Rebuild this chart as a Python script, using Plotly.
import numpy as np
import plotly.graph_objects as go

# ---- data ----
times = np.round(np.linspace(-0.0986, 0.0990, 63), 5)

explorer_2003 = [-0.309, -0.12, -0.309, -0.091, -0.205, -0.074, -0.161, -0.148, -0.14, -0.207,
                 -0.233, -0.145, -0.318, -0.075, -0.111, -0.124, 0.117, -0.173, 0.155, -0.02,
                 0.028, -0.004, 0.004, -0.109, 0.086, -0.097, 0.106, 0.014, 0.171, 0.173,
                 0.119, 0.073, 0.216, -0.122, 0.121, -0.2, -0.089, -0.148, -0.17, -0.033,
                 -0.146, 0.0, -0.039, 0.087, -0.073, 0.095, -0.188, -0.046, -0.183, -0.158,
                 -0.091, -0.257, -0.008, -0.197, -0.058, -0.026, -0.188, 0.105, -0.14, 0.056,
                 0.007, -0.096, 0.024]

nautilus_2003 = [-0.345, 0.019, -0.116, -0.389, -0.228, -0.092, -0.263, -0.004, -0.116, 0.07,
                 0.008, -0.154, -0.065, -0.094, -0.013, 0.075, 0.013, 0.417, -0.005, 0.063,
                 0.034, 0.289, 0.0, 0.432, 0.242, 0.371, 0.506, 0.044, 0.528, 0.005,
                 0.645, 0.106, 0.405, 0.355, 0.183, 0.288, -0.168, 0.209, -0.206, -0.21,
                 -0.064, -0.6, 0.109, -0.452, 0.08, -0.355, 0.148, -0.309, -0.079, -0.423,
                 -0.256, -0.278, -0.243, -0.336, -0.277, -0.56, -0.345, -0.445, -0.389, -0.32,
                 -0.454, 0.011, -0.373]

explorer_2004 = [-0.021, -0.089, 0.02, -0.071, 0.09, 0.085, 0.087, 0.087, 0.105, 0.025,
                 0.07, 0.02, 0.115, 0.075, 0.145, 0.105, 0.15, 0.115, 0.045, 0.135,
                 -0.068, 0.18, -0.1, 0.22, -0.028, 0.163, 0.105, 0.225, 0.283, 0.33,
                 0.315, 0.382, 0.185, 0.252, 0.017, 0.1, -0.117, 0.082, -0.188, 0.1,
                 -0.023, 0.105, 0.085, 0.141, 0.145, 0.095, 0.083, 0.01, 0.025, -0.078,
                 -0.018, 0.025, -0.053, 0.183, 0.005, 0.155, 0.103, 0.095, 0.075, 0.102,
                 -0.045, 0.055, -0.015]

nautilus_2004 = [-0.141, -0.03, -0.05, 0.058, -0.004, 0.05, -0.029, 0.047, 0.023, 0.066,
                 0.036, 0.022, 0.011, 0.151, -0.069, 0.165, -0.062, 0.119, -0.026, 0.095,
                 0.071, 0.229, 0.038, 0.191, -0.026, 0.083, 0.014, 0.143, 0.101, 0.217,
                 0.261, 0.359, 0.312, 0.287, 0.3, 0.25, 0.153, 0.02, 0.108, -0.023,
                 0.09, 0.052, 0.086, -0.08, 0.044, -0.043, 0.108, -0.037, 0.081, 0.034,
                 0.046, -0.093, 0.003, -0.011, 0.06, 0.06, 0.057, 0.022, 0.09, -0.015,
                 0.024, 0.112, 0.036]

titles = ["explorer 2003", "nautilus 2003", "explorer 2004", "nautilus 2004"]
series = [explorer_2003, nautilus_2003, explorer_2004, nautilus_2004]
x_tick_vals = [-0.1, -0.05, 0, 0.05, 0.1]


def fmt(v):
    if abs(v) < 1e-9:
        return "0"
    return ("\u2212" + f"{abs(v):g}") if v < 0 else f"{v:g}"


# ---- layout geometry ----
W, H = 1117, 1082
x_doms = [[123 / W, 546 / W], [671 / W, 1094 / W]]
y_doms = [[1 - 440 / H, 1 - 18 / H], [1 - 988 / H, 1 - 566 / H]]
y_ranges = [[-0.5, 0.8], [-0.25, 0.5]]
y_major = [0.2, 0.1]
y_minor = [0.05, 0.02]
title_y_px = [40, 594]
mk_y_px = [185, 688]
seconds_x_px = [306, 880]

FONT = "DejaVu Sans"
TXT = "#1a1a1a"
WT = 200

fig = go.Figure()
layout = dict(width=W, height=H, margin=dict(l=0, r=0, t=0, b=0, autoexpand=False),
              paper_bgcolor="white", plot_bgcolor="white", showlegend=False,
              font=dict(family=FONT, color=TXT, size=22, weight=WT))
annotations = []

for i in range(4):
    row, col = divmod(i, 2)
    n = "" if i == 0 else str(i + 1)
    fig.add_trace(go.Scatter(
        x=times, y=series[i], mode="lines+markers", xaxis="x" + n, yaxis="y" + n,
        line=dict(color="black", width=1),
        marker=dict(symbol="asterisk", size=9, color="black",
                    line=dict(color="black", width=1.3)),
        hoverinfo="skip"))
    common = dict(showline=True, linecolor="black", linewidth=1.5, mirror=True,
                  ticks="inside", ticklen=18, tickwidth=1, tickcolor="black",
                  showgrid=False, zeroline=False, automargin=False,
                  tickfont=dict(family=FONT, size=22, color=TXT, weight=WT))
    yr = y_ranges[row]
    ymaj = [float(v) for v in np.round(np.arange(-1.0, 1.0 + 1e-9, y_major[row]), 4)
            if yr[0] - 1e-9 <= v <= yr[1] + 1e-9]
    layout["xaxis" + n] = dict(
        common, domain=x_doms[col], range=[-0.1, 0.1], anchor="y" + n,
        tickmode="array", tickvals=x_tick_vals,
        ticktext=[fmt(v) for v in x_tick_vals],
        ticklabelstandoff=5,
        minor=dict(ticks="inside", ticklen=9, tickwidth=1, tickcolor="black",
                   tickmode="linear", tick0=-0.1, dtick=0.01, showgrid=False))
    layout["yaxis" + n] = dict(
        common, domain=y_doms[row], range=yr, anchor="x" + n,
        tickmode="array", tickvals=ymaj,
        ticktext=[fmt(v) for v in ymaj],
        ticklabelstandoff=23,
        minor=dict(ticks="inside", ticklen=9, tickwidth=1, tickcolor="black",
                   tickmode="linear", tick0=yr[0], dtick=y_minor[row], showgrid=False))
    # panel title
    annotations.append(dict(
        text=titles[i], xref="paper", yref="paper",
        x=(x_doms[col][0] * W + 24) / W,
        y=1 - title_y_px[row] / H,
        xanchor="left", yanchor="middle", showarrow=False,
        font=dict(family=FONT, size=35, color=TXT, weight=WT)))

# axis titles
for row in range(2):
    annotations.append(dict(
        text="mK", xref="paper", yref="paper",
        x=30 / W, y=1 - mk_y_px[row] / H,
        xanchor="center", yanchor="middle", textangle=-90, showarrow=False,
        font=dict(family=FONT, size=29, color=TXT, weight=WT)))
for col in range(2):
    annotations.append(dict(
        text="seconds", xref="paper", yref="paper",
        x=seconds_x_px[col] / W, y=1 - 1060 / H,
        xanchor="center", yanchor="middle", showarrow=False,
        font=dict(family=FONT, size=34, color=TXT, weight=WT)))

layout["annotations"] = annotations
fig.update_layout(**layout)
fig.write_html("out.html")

- **TASK TO CARRY OUT**: Return what is listed above, exactly and completely.

- **TASK SOLUTION**:
Rebuild this chart as a Python script, using Plotly.
import numpy as np
import plotly.graph_objects as go

# ---- data ----
times = np.round(np.linspace(-0.0986, 0.0990, 63), 5)

explorer_2003 = [-0.309, -0.12, -0.309, -0.091, -0.205, -0.074, -0.161, -0.148, -0.14, -0.207,
                 -0.233, -0.145, -0.318, -0.075, -0.111, -0.124, 0.117, -0.173, 0.155, -0.02,
                 0.028, -0.004, 0.004, -0.109, 0.086, -0.097, 0.106, 0.014, 0.171, 0.173,
                 0.119, 0.073, 0.216, -0.122, 0.121, -0.2, -0.089, -0.148, -0.17, -0.033,
                 -0.146, 0.0, -0.039, 0.087, -0.073, 0.095, -0.188, -0.046, -0.183, -0.158,
                 -0.091, -0.257, -0.008, -0.197, -0.058, -0.026, -0.188, 0.105, -0.14, 0.056,
                 0.007, -0.096, 0.024]

nautilus_2003 = [-0.345, 0.019, -0.116, -0.389, -0.228, -0.092, -0.263, -0.004, -0.116, 0.07,
                 0.008, -0.154, -0.065, -0.094, -0.013, 0.075, 0.013, 0.417, -0.005, 0.063,
                 0.034, 0.289, 0.0, 0.432, 0.242, 0.371, 0.506, 0.044, 0.528, 0.005,
                 0.645, 0.106, 0.405, 0.355, 0.183, 0.288, -0.168, 0.209, -0.206, -0.21,
                 -0.064, -0.6, 0.109, -0.452, 0.08, -0.355, 0.148, -0.309, -0.079, -0.423,
                 -0.256, -0.278, -0.243, -0.336, -0.277, -0.56, -0.345, -0.445, -0.389, -0.32,
                 -0.454, 0.011, -0.373]

explorer_2004 = [-0.021, -0.089, 0.02, -0.071, 0.09, 0.085, 0.087, 0.087, 0.105, 0.025,
                 0.07, 0.02, 0.115, 0.075, 0.145, 0.105, 0.15, 0.115, 0.045, 0.135,
                 -0.068, 0.18, -0.1, 0.22, -0.028, 0.163, 0.105, 0.225, 0.283, 0.33,
                 0.315, 0.382, 0.185, 0.252, 0.017, 0.1, -0.117, 0.082, -0.188, 0.1,
                 -0.023, 0.105, 0.085, 0.141, 0.145, 0.095, 0.083, 0.01, 0.025, -0.078,
                 -0.018, 0.025, -0.053, 0.183, 0.005, 0.155, 0.103, 0.095, 0.075, 0.102,
                 -0.045, 0.055, -0.015]

nautilus_2004 = [-0.141, -0.03, -0.05, 0.058, -0.004, 0.05, -0.029, 0.047, 0.023, 0.066,
                 0.036, 0.022, 0.011, 0.151, -0.069, 0.165, -0.062, 0.119, -0.026, 0.095,
                 0.071, 0.229, 0.038, 0.191, -0.026, 0.083, 0.014, 0.143, 0.101, 0.217,
                 0.261, 0.359, 0.312, 0.287, 0.3, 0.25, 0.153, 0.02, 0.108, -0.023,
                 0.09, 0.052, 0.086, -0.08, 0.044, -0.043, 0.108, -0.037, 0.081, 0.034,
                 0.046, -0.093, 0.003, -0.011, 0.06, 0.06, 0.057, 0.022, 0.09, -0.015,
                 0.024, 0.112, 0.036]

titles = ["explorer 2003", "nautilus 2003", "explorer 2004", "nautilus 2004"]
series = [explorer_2003, nautilus_2003, explorer_2004, nautilus_2004]
x_tick_vals = [-0.1, -0.05, 0, 0.05, 0.1]


def fmt(v):
    if abs(v) < 1e-9:
        return "0"
    return ("\u2212" + f"{abs(v):g}") if v < 0 else f"{v:g}"


# ---- layout geometry ----
W, H = 1117, 1082
x_doms = [[123 / W, 546 / W], [671 / W, 1094 / W]]
y_doms = [[1 - 440 / H, 1 - 18 / H], [1 - 988 / H, 1 - 566 / H]]
y_ranges = [[-0.5, 0.8], [-0.25, 0.5]]
y_major = [0.2, 0.1]
y_minor = [0.05, 0.02]
title_y_px = [40, 594]
mk_y_px = [185, 688]
seconds_x_px = [306, 880]

FONT = "DejaVu Sans"
TXT = "#1a1a1a"
WT = 200

fig = go.Figure()
layout = dict(width=W, height=H, margin=dict(l=0, r=0, t=0, b=0, autoexpand=False),
              paper_bgcolor="white", plot_bgcolor="white", showlegend=False,
              font=dict(family=FONT, color=TXT, size=22, weight=WT))
annotations = []

for i in range(4):
    row, col = divmod(i, 2)
    n = "" if i == 0 else str(i + 1)
    fig.add_trace(go.Scatter(
        x=times, y=series[i], mode="lines+markers", xaxis="x" + n, yaxis="y" + n,
        line=dict(color="black", width=1),
        marker=dict(symbol="asterisk", size=9, color="black",
                    line=dict(color="black", width=1.3)),
        hoverinfo="skip"))
    common = dict(showline=True, linecolor="black", linewidth=1.5, mirror=True,
                  ticks="inside", ticklen=18, tickwidth=1, tickcolor="black",
                  showgrid=False, zeroline=False, automargin=False,
                  tickfont=dict(family=FONT, size=22, color=TXT, weight=WT))
    yr = y_ranges[row]
    ymaj = [float(v) for v in np.round(np.arange(-1.0, 1.0 + 1e-9, y_major[row]), 4)
            if yr[0] - 1e-9 <= v <= yr[1] + 1e-9]
    layout["xaxis" + n] = dict(
        common, domain=x_doms[col], range=[-0.1, 0.1], anchor="y" + n,
        tickmode="array", tickvals=x_tick_vals,
        ticktext=[fmt(v) for v in x_tick_vals],
        ticklabelstandoff=5,
        minor=dict(ticks="inside", ticklen=9, tickwidth=1, tickcolor="black",
                   tickmode="linear", tick0=-0.1, dtick=0.01, showgrid=False))
    layout["yaxis" + n] = dict(
        common, domain=y_doms[row], range=yr, anchor="x" + n,
        tickmode="array", tickvals=ymaj,
        ticktext=[fmt(v) for v in ymaj],
        ticklabelstandoff=23,
        minor=dict(ticks="inside", ticklen=9, tickwidth=1, tickcolor="black",
                   tickmode="linear", tick0=yr[0], dtick=y_minor[row], showgrid=False))
    # panel title
    annotations.append(dict(
        text=titles[i], xref="paper", yref="paper",
        x=(x_doms[col][0] * W + 24) / W,
        y=1 - title_y_px[row] / H,
        xanchor="left", yanchor="middle", showarrow=False,
        font=dict(family=FONT, size=35, color=TXT, weight=WT)))

# axis titles
for row in range(2):
    annotations.append(dict(
        text="mK", xref="paper", yref="paper",
        x=30 / W, y=1 - mk_y_px[row] / H,
        xanchor="center", yanchor="middle", textangle=-90, showarrow=False,
        font=dict(family=FONT, size=29, color=TXT, weight=WT)))
for col in range(2):
    annotations.append(dict(
        text="seconds", xref="paper", yref="paper",
        x=seconds_x_px[col] / W, y=1 - 1060 / H,
        xanchor="center", yanchor="middle", showarrow=False,
        font=dict(family=FONT, size=34, color=TXT, weight=WT)))

layout["annotations"] = annotations
fig.update_layout(**layout)
fig.write_html("out.html")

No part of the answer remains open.